Derry, Northern Ireland

Derry, Northern Ireland
A book I'm working on is set in this town.

Wednesday, April 27, 2011

London calling

I lived in London for 3 years as a child and have never gotten over it.  My step-father was stationed at Ruislip Air Force Base and we rented a terrace home in Ruislip Gardens, just down from a cricket pitch.  My first three years of school were there, and by third grade, we were learning French and I was fascinated by football (soccer, here) and foggy evenings.  By the time we returned to the US, I had a proper West End accent.  It took ten years of Missouri, North Dakota, Hawaii and Texas to slam it out of me...but the positive thing is, I never took up a Texas drawl or twang.  I just sound...American.

I've been back to London once, since -- five years ago.  And I felt at home in the city.  I had no problem getting around on the Tube and even went out to see that house.  It's painted white and there's a high school on the cricket pitch, now...but everything else is so much the same.  I could live there, again...and actually sounded out a few people I knew in the book business about whether or not I could work for them.  No one said "No" but it was all, "If you move here, contact us and we'll see."

I'm remembering this because I found out, today, purely by accident, that I'm expected to man the office while everyone else is in London for the Olympia Book Fair.  Another point  in the pathetic communication going on at that place.  These people tell each other everything and I'm not quite in the loop, so find things out after they've been decided.  Besides, I think I'm close to overstaying my welcome.  We'll see how it goes over the next few weeks.  My lease is up in August...so that might be a good ending point.

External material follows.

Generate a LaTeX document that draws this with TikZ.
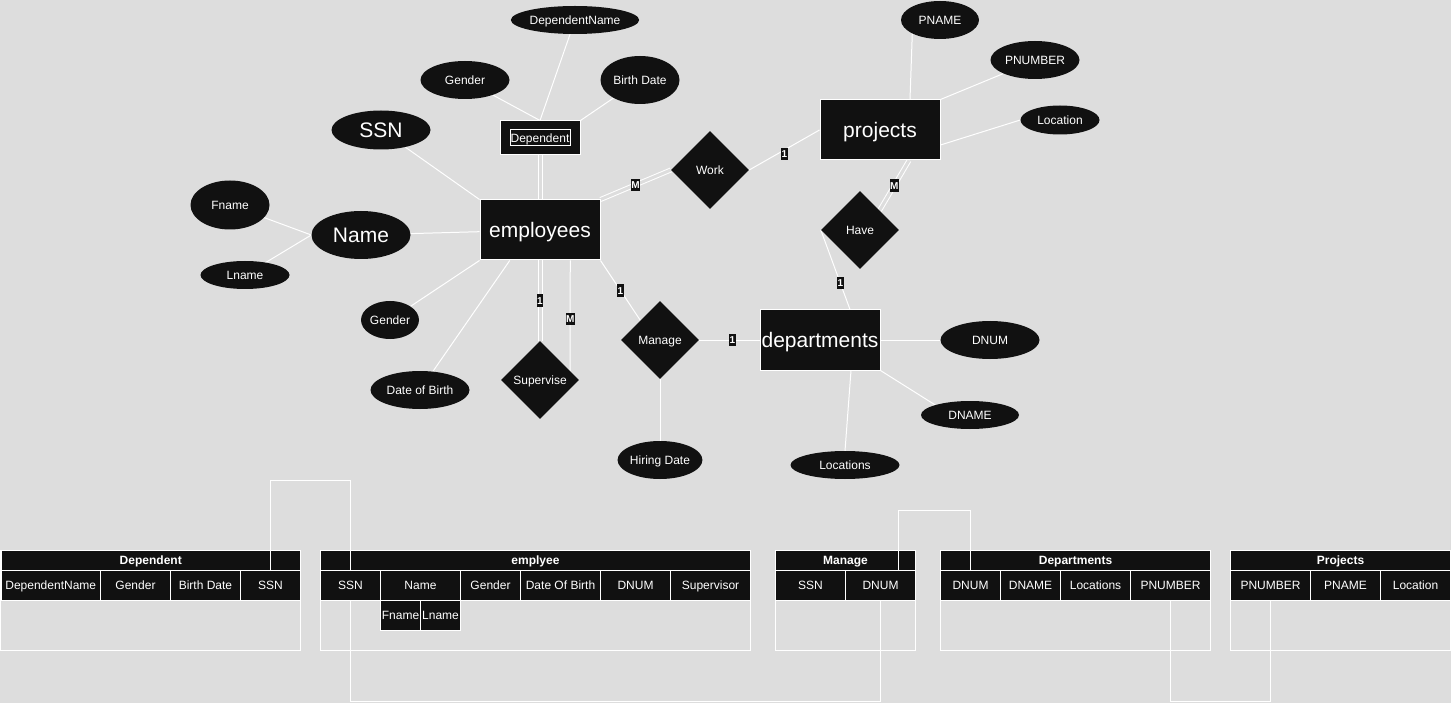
\documentclass[tikz,border=0pt]{standalone}
\usepackage{fontspec}
\setmainfont{Liberation Sans}
\usetikzlibrary{shapes.geometric,calc}
\definecolor{bgc}{HTML}{DDDDDD}
\definecolor{blk}{HTML}{111111}
\pgfdeclarelayer{bglayer}
\pgfdeclarelayer{edges}
\pgfsetlayers{bglayer,edges,main}
\begin{document}
\begin{tikzpicture}[x=1pt,y=-1pt,
  every node/.style={text=white, inner sep=0pt},
  small/.style={font=\fontsize{12}{14}\selectfont, text height=10.9pt, text depth=2.5pt},
  large/.style={font=\fontsize{21}{24}\selectfont, text height=19pt, text depth=4.5pt},
  attr/.style={ellipse, fill=blk, small},
  bigattr/.style={ellipse, fill=blk, large},
  ent/.style={rectangle, fill=blk, draw=white, line width=1pt, minimum width=120pt, minimum height=60pt, large},
  rel/.style={diamond, fill=blk, minimum width=78pt, minimum height=78pt, small},
  conn/.style={draw=white, line width=1pt},
  dconn/.style={draw=white, line width=1pt, double=bgc, double distance=3pt},
  card/.style={fill=blk, text=white, font=\fontsize{10}{11}\selectfont\bfseries, inner xsep=0.5pt, inner ysep=2.5pt, text height=7.3pt, text depth=0pt},
  cell/.style={rectangle, fill=blk, draw=white, line width=1pt, small, anchor=north west, minimum height=30pt},
  ttl/.style={cell, font=\fontsize{12}{14}\selectfont\bfseries, minimum height=20pt},
  sub/.style={cell, minimum height=30pt},
  outline/.style={draw=white, line width=1pt}
]
\useasboundingbox (0,0) rectangle (1451,703);
\begin{pgfonlayer}{bglayer}
\fill[bgc] (0,0) rectangle (1451,703);
\end{pgfonlayer}

% ---------- ER diagram ----------
\node[attr, minimum width=108pt, minimum height=28pt] (depname) at (575,20) {DependentName};
\node[attr, minimum width=89pt, minimum height=38pt] (dgender) at (465,80) {Gender};
\node[attr, minimum width=79pt, minimum height=48pt] (dbirth) at (640,80) {Birth Date};
\node[bigattr, minimum width=99pt, minimum height=39pt] (ssn) at (381,130) {SSN};
\node[bigattr, minimum width=99pt, minimum height=48pt] (name) at (361,235) {Name};
\node[attr, minimum width=79pt, minimum height=49pt] (fname) at (230,205) {Fname};
\node[attr, minimum width=89pt, minimum height=28pt] (lname) at (245,275) {Lname};
\node[attr, minimum width=58pt, minimum height=38pt] (egender) at (390,320) {Gender};
\node[attr, minimum width=99pt, minimum height=38pt] (dob) at (420,390) {Date of Birth};
\node[attr, minimum width=78pt, minimum height=38pt] (pname) at (940,20) {PNAME};
\node[attr, minimum width=89pt, minimum height=38pt] (pnumber) at (1035,60) {PNUMBER};
\node[attr, minimum width=79pt, minimum height=29pt] (ploc) at (1060,120) {Location};
\node[attr, minimum width=99pt, minimum height=38pt] (dnum) at (990,340) {DNUM};
\node[attr, minimum width=98pt, minimum height=28pt] (dnamen) at (970,415) {DNAME};
\node[attr, minimum width=109pt, minimum height=28pt] (locs) at (845,465) {Locations};
\node[attr, minimum width=78pt, minimum height=38pt] (hire) at (660,460) {Hiring Date};

\node[rectangle, fill=blk, draw=white, line width=1pt, minimum width=80pt, minimum height=34pt] (dep) at (540,138) {};
\node[draw=white, line width=1pt, minimum width=60pt, minimum height=16pt, small] (depin) at (dep) {Dependent};
\node[ent] (emp) at (540,230) {employees};
\node[ent] (proj) at (880,130) {projects};
\node[ent] (dept) at (820,340) {departments};

\node[rel] (work) at (710,170) {Work};
\node[rel] (have) at (860,230) {Have};
\node[rel] (man) at (660,340) {Manage};
\node[rel] (sup) at (540,380) {Supervise};

\begin{pgfonlayer}{edges}
\draw[conn] (dep.north) -- (depname);
\draw[conn] (dgender) -- (dep.north);
\draw[conn] (dbirth) -- (dep.north east);
\draw[dconn] (dep.south) -- (emp.north);
\draw[conn] (ssn) -- (emp.north west);
\draw[conn] (name) -- (emp);
\draw[conn] (fname) -- (name.west);
\draw[conn] (lname) -- (name.west);
\draw[conn] (egender) -- (emp.south west);
\draw[conn] (dob) -- ($(emp.south west)!0.25!(emp.south east)$);
\draw[dconn] (emp.south) -- node[card]{1} (sup.north);
\draw[conn] ($(emp.south)!0.5!(emp.south east)$) -- node[card, pos=0.53]{M} ($(sup.north)!0.77!(sup.east)$);
\draw[conn] (emp.south east) -- node[card]{1} (man.north west);
\draw[conn] (man) -- node[card, pos=0.55]{1} (dept);
\draw[conn] (man) -- (hire);
\draw[conn] ($(dept.north)+(30,0)$) -- node[card, pos=0.33]{1} (have.west);
\draw[dconn] ($(proj.south)+(29,0)$) -- node[card]{M} (have.north east);
\draw[dconn] (emp.north east) -- node[card]{M} (work.west);
\draw[conn] (work.east) -- node[card, yshift=-4pt]{1} (proj.west);
\draw[conn] ($(proj.north)+(30,0)$) -- (pname.south west);
\draw[conn] (proj.north east) -- (pnumber.south west);
\draw[conn] ($(proj.east)+(0,15)$) -- (ploc.west);
\draw[conn] (dept) -- (dnum);
\draw[conn] (dept.south east) -- (dnamen.north west);
\draw[conn] ($(dept.south)+(31,0)$) -- (locs.north);
\end{pgfonlayer}

% ---------- Tables ----------
% Dependent
\draw[outline] (0.5,550) rectangle (300,650);
\node[ttl, minimum width=299.5pt] (tdep) at (0.5,550) {Dependent};
\node[cell, minimum width=99.5pt] (c1) at (0.5,570) {DependentName};
\node[cell, minimum width=70pt] (c2) at (100,570) {Gender};
\node[cell, minimum width=70pt] (c3) at (170,570) {Birth Date};
\node[cell, minimum width=60pt] (dssn) at (240,570) {SSN};

% emplyee
\draw[outline] (320,550) rectangle (750,650);
\node[ttl, minimum width=430pt] (temp) at (320,550) {emplyee};
\node[cell, minimum width=60pt] (essn) at (320,570) {SSN};
\node[cell, minimum width=80pt] (ename) at (380,570) {Name};
\node[cell, minimum width=60pt] (egen) at (460,570) {Gender};
\node[cell, minimum width=80pt] (edob) at (520,570) {Date Of Birth};
\node[cell, minimum width=70pt] (ednum) at (600,570) {DNUM};
\node[cell, minimum width=80pt] (esup) at (670,570) {Supervisor};
\node[sub, minimum width=40pt] (efn) at (380,600) {Fname};
\node[sub, minimum width=40pt] (eln) at (420,600) {Lname};

% Manage
\draw[outline] (775,550) rectangle (915,650);
\node[ttl, minimum width=140pt] (tman) at (775,550) {Manage};
\node[cell, minimum width=70pt] (mssn) at (775,570) {SSN};
\node[cell, minimum width=70pt] (mdnum) at (845,570) {DNUM};

% Departments
\draw[outline] (940,550) rectangle (1210,650);
\node[ttl, minimum width=270pt] (tdept) at (940,550) {Departments};
\node[cell, minimum width=60pt] (ddnum) at (940,570) {DNUM};
\node[cell, minimum width=60pt] (ddname) at (1000,570) {DNAME};
\node[cell, minimum width=70pt] (dlocs) at (1060,570) {Locations};
\node[cell, minimum width=80pt] (dpnum) at (1130,570) {PNUMBER};

% Projects
\draw[outline] (1230,550) rectangle (1450,650);
\node[ttl, minimum width=220pt] (tproj) at (1230,550) {Projects};
\node[cell, minimum width=80pt] (ppnum) at (1230,570) {PNUMBER};
\node[cell, minimum width=70pt] (ppname) at (1310,570) {PNAME};
\node[cell, minimum width=70pt] (pploc) at (1380,570) {Location};

% table connectors
\draw[conn] (dssn.north) -- ++(0,-90) -| (essn.north);
\draw[conn] (essn.south) -- ++(0,100) -| (mdnum.south);
\draw[conn] ($(mdnum.north)+(18,0)$) -- ++(0,-60) -| (ddnum.north);
\draw[conn] (dpnum.south) -- ++(0,100) -| (ppnum.south);
\end{tikzpicture}
\end{document}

I'm just tired of living in the US.  It's a nation on the decline thanks to the GOP and acquiescence of the Democrats, especially that back-stabber in the White House.  He spits on progressives and does everything he can to placate the right-wing-nuts...like finally releasing his birth certificate, today, stupidly thinking that will end the questions about it...but he's only finding they will not stop attacking him.  Yet them he's working with and people like me, who want to make this country more human instead of just a machine, are being ignored.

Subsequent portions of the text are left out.